Compromisso é coisa do passado

Essa decisão fere em cheio esse artigo do nosso Código de Ética, uma vez que desvaloriza o diploma, desonra aqueles que buscaram se qualificar em uma universidade para exercer com direito à profissão e não dignifica a classe, pois quem vai querer passar quatro anos em uma faculdade aprendendo sobre ética, direito de imagem, compromisso com a informação, e não com o corporativismo que permeia o universo da comunicação, se você pode fazer um curso para cinegrafista, trabalhar por um mês ou mais e tirar seu registro de jornalista? Sem dúvida, tal decisão abre precedentes para que a profissão de jornalista se torne a cada dia mais sucateada.
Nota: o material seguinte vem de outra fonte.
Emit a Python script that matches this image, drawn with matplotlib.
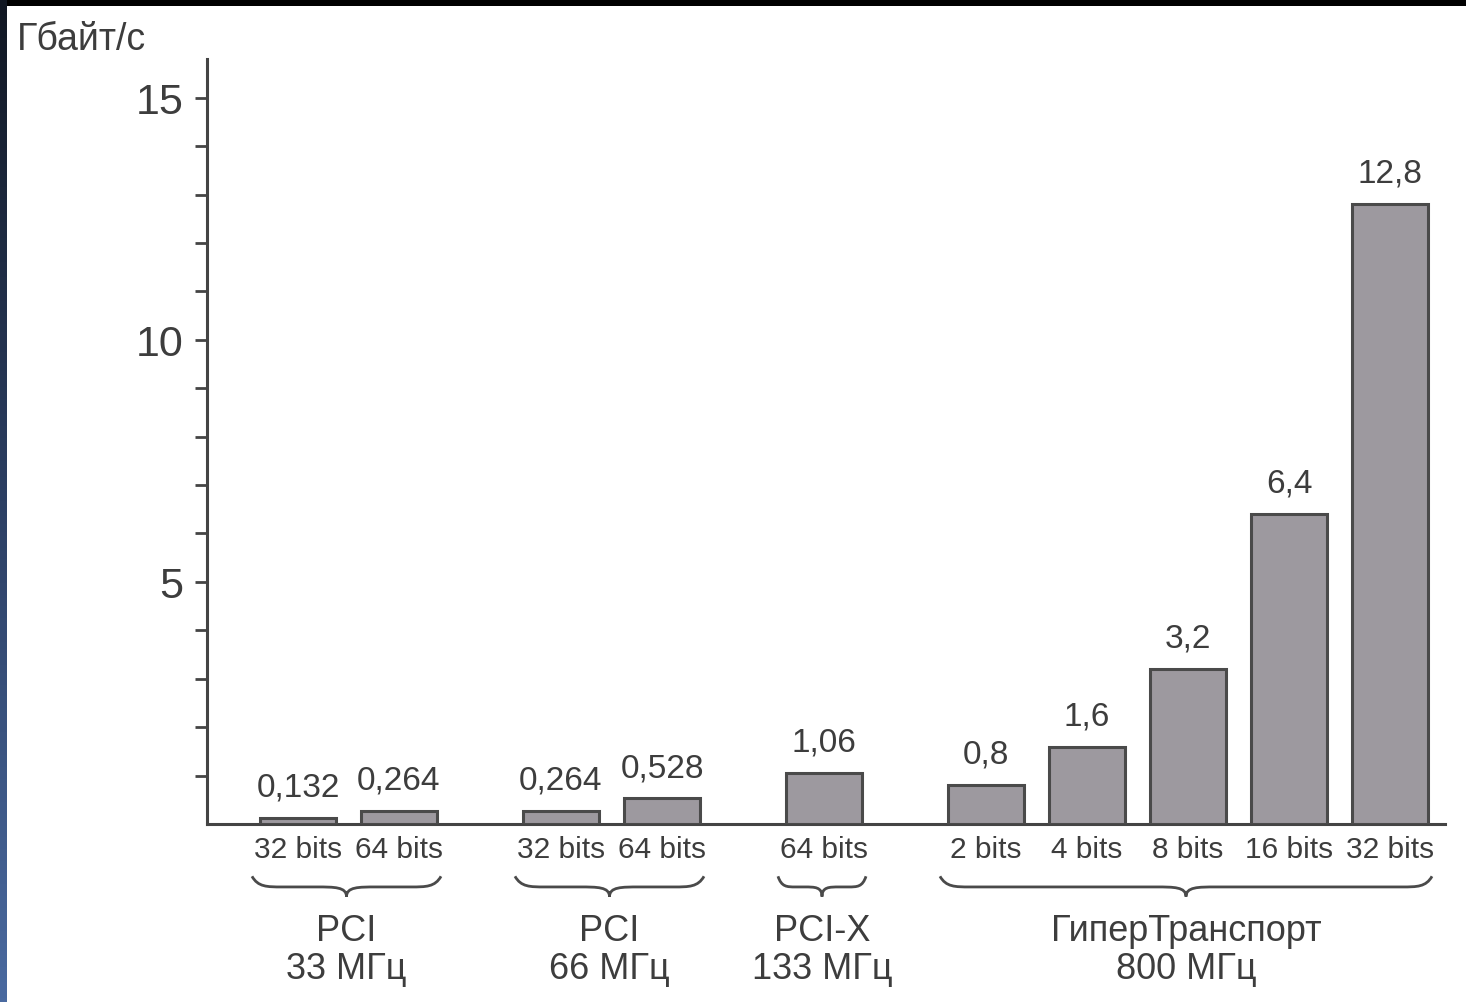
import matplotlib.pyplot as plt
import numpy as np
from matplotlib.path import Path
from matplotlib.patches import PathPatch
from matplotlib.colors import LinearSegmentedColormap

# Пропускная способность шин, Гбайт/с
groups = ['PCI\n33 МГц', 'PCI\n66 МГц', 'PCI-X\n133 МГц', 'ГиперТранспорт\n800 МГц']
widths = [['32 bits', '64 bits'],
          ['32 bits', '64 bits'],
          ['64 bits'],
          ['2 bits', '4 bits', '8 bits', '16 bits', '32 bits']]
speeds = [[0.132, 0.264],
          [0.264, 0.528],
          [1.06],
          [0.8, 1.6, 3.2, 6.4, 12.8]]

INK = '#3d3d3d'
BAR = '#9d999f'
STEP = 1.01   # шаг между столбцами внутри группы
GAP = 1.62    # шаг между группами
BAR_W = 0.76

font = ['Liberation Sans', 'DejaVu Sans']

# позиции столбцов по группам
pos, x = [], 0.0
for g in speeds:
    p = [x + i * STEP for i in range(len(g))]
    pos.append(p)
    x = p[-1] + GAP

fig = plt.figure(figsize=(14.66, 10.03), dpi=100)
fig.patch.set_facecolor('white')

# тёмная рамка слайда сверху и синяя полоса слева
top = fig.add_axes([0, 1 - 7 / 1003, 1, 7 / 1003])
top.add_patch(plt.Rectangle((0, 0), 1, 1, color='black', transform=top.transAxes))
top.axis('off')
side = fig.add_axes([0, 0, 7 / 1466, 1])
grad = np.linspace(0, 1, 256).reshape(-1, 1)
cm = LinearSegmentedColormap.from_list('slide', ['#4a6aa0', '#2c3f63', '#111722'])
side.imshow(grad, aspect='auto', cmap=cm, origin='lower', extent=(0, 1, 0, 1))
side.axis('off')

ax = fig.add_axes([207 / 1466, 178 / 1003, 1238 / 1466, 765 / 1003])

all_pos, all_lbl = [], []
for p, vals, lbls in zip(pos, speeds, widths):
    ax.bar(p, vals, BAR_W, color=BAR, edgecolor='#4a4a4a', linewidth=2.2, zorder=3)
    for xb, v in zip(p, vals):
        ax.annotate(f'{v:g}'.replace('.', ','), (xb, v), xytext=(0, 11),
                    textcoords='offset points', ha='center', va='bottom',
                    fontsize=24, color=INK, family=font)
    all_pos += p
    all_lbl += lbls

ax.set_xlim(-0.91, 11.47)
ax.set_ylim(0, 15.8)

ax.spines['top'].set_visible(False)
ax.spines['right'].set_visible(False)
for s in ('left', 'bottom'):
    ax.spines[s].set_linewidth(2.2)
    ax.spines[s].set_color('#444444')

ax.set_xticks(all_pos)
ax.set_xticklabels(all_lbl, fontsize=21.5, color=INK, family=font)
ax.tick_params(axis='x', length=0, pad=8)

ax.set_yticks([5, 10, 15])
ax.set_yticklabels(['5', '10', '15'], fontsize=31, color=INK, family=font)
ax.set_yticks(range(1, 16), minor=True)
ax.tick_params(axis='y', which='both', direction='out', length=9, width=2,
               color='#444444', pad=8)

fig.text(17 / 1466, 1 - 40 / 1003, 'Гбайт/с', fontsize=27, color=INK,
         family=font, va='center', ha='left')

# фигурные скобки под группами
def brace(x0, x1, y_top, y_mid, y_tip):
    xc = (x0 + x1) / 2
    d = min(0.3, (x1 - x0) / 5)
    verts = [(x0, y_top),
             (x0 + d * 0.2, y_mid), (x0 + d * 0.5, y_mid), (x0 + d, y_mid),
             (xc - d, y_mid),
             (xc - d * 0.4, y_mid), (xc, y_mid), (xc, y_tip),
             (xc, y_mid), (xc + d * 0.4, y_mid), (xc + d, y_mid),
             (x1 - d, y_mid),
             (x1 - d * 0.5, y_mid), (x1 - d * 0.2, y_mid), (x1, y_top)]
    codes = [Path.MOVETO,
             Path.CURVE4, Path.CURVE4, Path.CURVE4,
             Path.LINETO,
             Path.CURVE4, Path.CURVE4, Path.CURVE4,
             Path.CURVE4, Path.CURVE4, Path.CURVE4,
             Path.LINETO,
             Path.CURVE4, Path.CURVE4, Path.CURVE4]
    ax.add_patch(PathPatch(Path(verts, codes), fill=False, lw=2, ec='#4a4a4a',
                           clip_on=False))

for p, name in zip(pos, groups):
    x0, x1 = p[0] - BAR_W / 2 - 0.08, p[-1] + BAR_W / 2 + 0.04
    brace(x0, x1, -1.08, -1.30, -1.50)
    ax.text((x0 + x1) / 2, -1.83, name, ha='center', va='top', fontsize=26,
            color=INK, family=font, linespacing=1.12)

fig.savefig('out.png', dpi=100)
Na verdade, é uma chacota descarada aqueles que lutam pelo diploma de jornalismo, que buscam por melhores condições de trabalho, pois como vão fiscalizar o exercício da profissão? Um cinegrafista ou repórter cinematográfico podem ser responsáveis por um house organ de associação, empresa etc. Sem a mínima preocupação com o conteúdo, ele está jornalista para colocar seu registro lá, assumindo uma função que muitos lutaram para valorizar, mas que agora parece não ser nada.

Adeus, jornalistas de verdade, agora com qualquer curso básico, de uma semana ou um mês, no máximo, de operadores de câmera e cinegrafistas é possível se tornar jornalista, pois o que importa é ter carteira de jornalista, ética; compromisso com a profissão é coisa de quem leva muito a sério a profissão, ou melhor, é coisa do passado.

Não permitam essa farsa

Essa atitude aviltante desmerece o jornalista e precariza o empenho de muitos em qualificar e educar nossos profissionais em todas as áreas. Sendo assim, profissionais formados em Letras podem ser jornalistas, pois dominam a língua portuguesa. Uma pessoa boa de conversa, pode ser psicólogo, desde que saiba ouvir.
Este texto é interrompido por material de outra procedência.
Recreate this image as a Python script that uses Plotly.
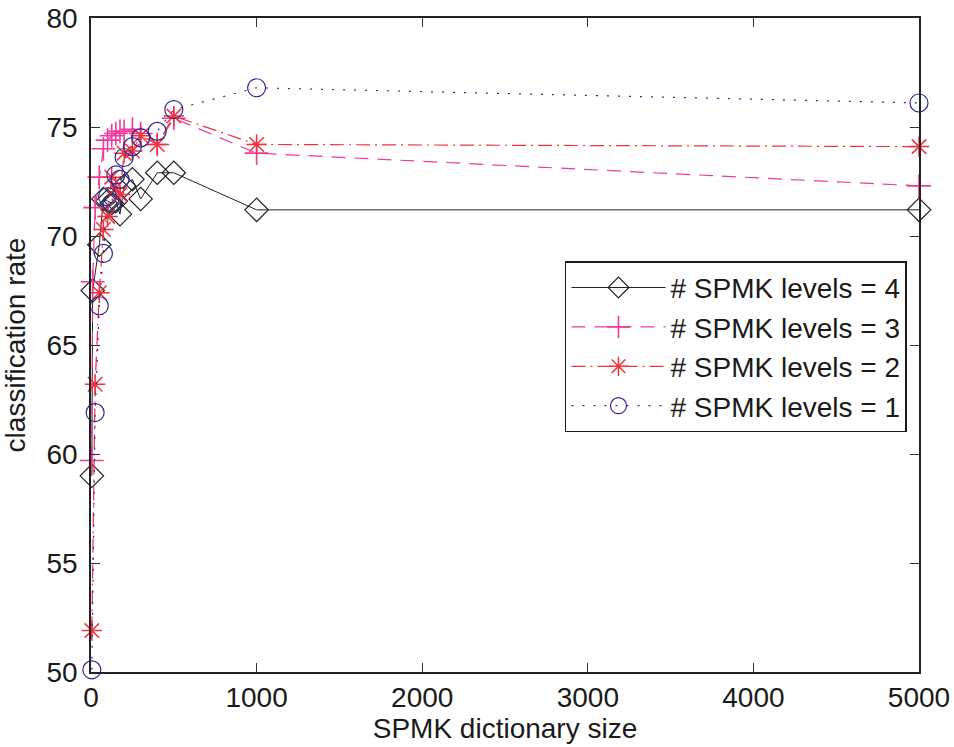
import plotly.graph_objects as go

# ---- data ----
x_lvl4 = [5, 10, 50, 75, 100, 125, 150, 175, 200, 250, 300, 400, 500, 1000, 5000]
y_lvl4 = [59.0, 67.5, 69.6, 71.7, 71.6, 71.5, 71.6, 71.0, 72.3, 72.6, 71.7, 72.9, 72.9, 71.2, 71.2]

x_lvl3 = [5, 10, 25, 50, 75, 100, 125, 150, 175, 200, 250, 300, 400, 500, 1000, 5000]
y_lvl3 = [59.7, 67.9, 71.3, 72.7, 74.0, 74.4, 74.6, 74.7, 74.8, 74.8, 74.9, 74.7, 74.2, 75.4, 73.8, 72.3]

x_lvl2 = [5, 25, 50, 75, 100, 125, 150, 175, 200, 250, 300, 400, 500, 1000, 5000]
y_lvl2 = [51.9, 63.2, 67.4, 70.3, 70.9, 72.7, 72.2, 71.9, 73.8, 73.9, 74.6, 74.2, 75.5, 74.2, 74.1]

x_lvl1 = [5, 25, 50, 75, 100, 125, 150, 175, 200, 250, 300, 400, 500, 1000, 5000]
y_lvl1 = [50.1, 61.9, 66.8, 69.2, 71.8, 71.5, 72.8, 72.6, 73.6, 74.1, 74.5, 74.8, 75.8, 76.8, 76.1]

names = ["# SPMK levels = 4", "# SPMK levels = 3", "# SPMK levels = 2", "# SPMK levels = 1"]
x_ticks = [0, 1000, 2000, 3000, 4000, 5000]
y_ticks = [50, 55, 60, 65, 70, 75, 80]

FONT = "Liberation Sans, Arial, Helvetica, sans-serif"

fig = go.Figure()

fig.add_trace(go.Scatter(
    x=x_lvl4, y=y_lvl4, name=names[0], mode="lines+markers", cliponaxis=False,
    line=dict(color="#222222", width=1, dash="solid"),
    marker=dict(symbol="diamond-open", size=18, color="#222222", line=dict(width=1.2, color="#222222")),
))
fig.add_trace(go.Scatter(
    x=x_lvl3, y=y_lvl3, name=names[1], mode="lines+markers", cliponaxis=False,
    line=dict(color="#ee3a9e", width=1.2, dash="14px,9px"),
    marker=dict(symbol="cross-thin-open", size=17, color="#ee3a9e", line=dict(width=1.6, color="#ee3a9e")),
))
fig.add_trace(go.Scatter(
    x=x_lvl2, y=y_lvl2, name=names[2], mode="lines+markers", cliponaxis=False,
    line=dict(color="#f5303a", width=1.2, dash="14px,5px,2px,5px"),
    marker=dict(symbol="asterisk-open", size=17, color="#f5303a", line=dict(width=1.5, color="#f5303a")),
))
fig.add_trace(go.Scatter(
    x=x_lvl1, y=y_lvl1, name=names[3], mode="lines+markers", cliponaxis=False,
    line=dict(color="#2a2a96", width=1.2, dash="2px,9px"),
    marker=dict(symbol="circle-open", size=18, color="#2a2a96", line=dict(width=1.2, color="#2a2a96")),
))

fig.update_layout(
    width=954, height=747,
    margin=dict(l=91, r=35, t=18, b=75),
    paper_bgcolor="white", plot_bgcolor="white",
    font=dict(family=FONT, size=28, color="#1a1a1a"),
    showlegend=True,
    legend=dict(
        x=0.9855, y=0.628, xanchor="right", yanchor="top",
        bgcolor="white", bordercolor="#1a1a1a", borderwidth=1.5,
        font=dict(family=FONT, size=28, color="#1a1a1a"),
        tracegroupgap=0, itemwidth=94,
    ),
    xaxis=dict(
        range=[0, 5000], tickvals=x_ticks, ticktext=[str(v) for v in x_ticks],
        ticks="inside", ticklen=9, tickwidth=1, tickcolor="#333333",
        showline=True, linecolor="#222222", linewidth=1.5, mirror="ticks",
        showgrid=False, zeroline=False, automargin=False, ticklabeloverflow="allow",
        tickfont=dict(family=FONT, size=28),
        title=dict(text="SPMK dictionary size", font=dict(family=FONT, size=28), standoff=0),
    ),
    yaxis=dict(
        range=[50, 80], tickvals=y_ticks, ticktext=[str(v) for v in y_ticks],
        ticks="inside", ticklen=9, tickwidth=1, tickcolor="#333333",
        showline=True, linecolor="#222222", linewidth=1.5, mirror="ticks",
        showgrid=False, zeroline=False, automargin=False, ticklabeloverflow="allow",
        tickfont=dict(family=FONT, size=28), ticklabelstandoff=6,
        title=dict(text="classification rate", font=dict(family=FONT, size=28), standoff=14),
    ),
)

fig.write_html(
    "out.html",
    config={"displayModeBar": False},
    post_script="document.body.style.margin='0';document.body.style.overflow='hidden';",
)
Percebo que daqui a alguns anos não vai existir faculdade de Jornalismo, como vem ocorrendo com o curso de Economia, que vê suas funções serem agregadas por profissionais de Administração, Contabilidade etc. A exigência do diploma de jornalismo deve seguir exemplo de outras profissões. Tome-se como exemplo as professoras de jardim de infância que, com segundo grau lecionavam. No entanto, hoje a rede pública de ensino exige o curso Normal Superior para esses profissionais. Outro bom exemplo: para ser advogado não basta um diploma de faculdade, é necessário ser aprovado nas duas etapas do exame da OAB para realmente exercer a função.

Minha esperança é que aqueles que realmente amam e lutam pela profissão de jornalista não permitam que essa farsa destrua nossa categoria. Cinegrafista jornalista, só se for com diploma.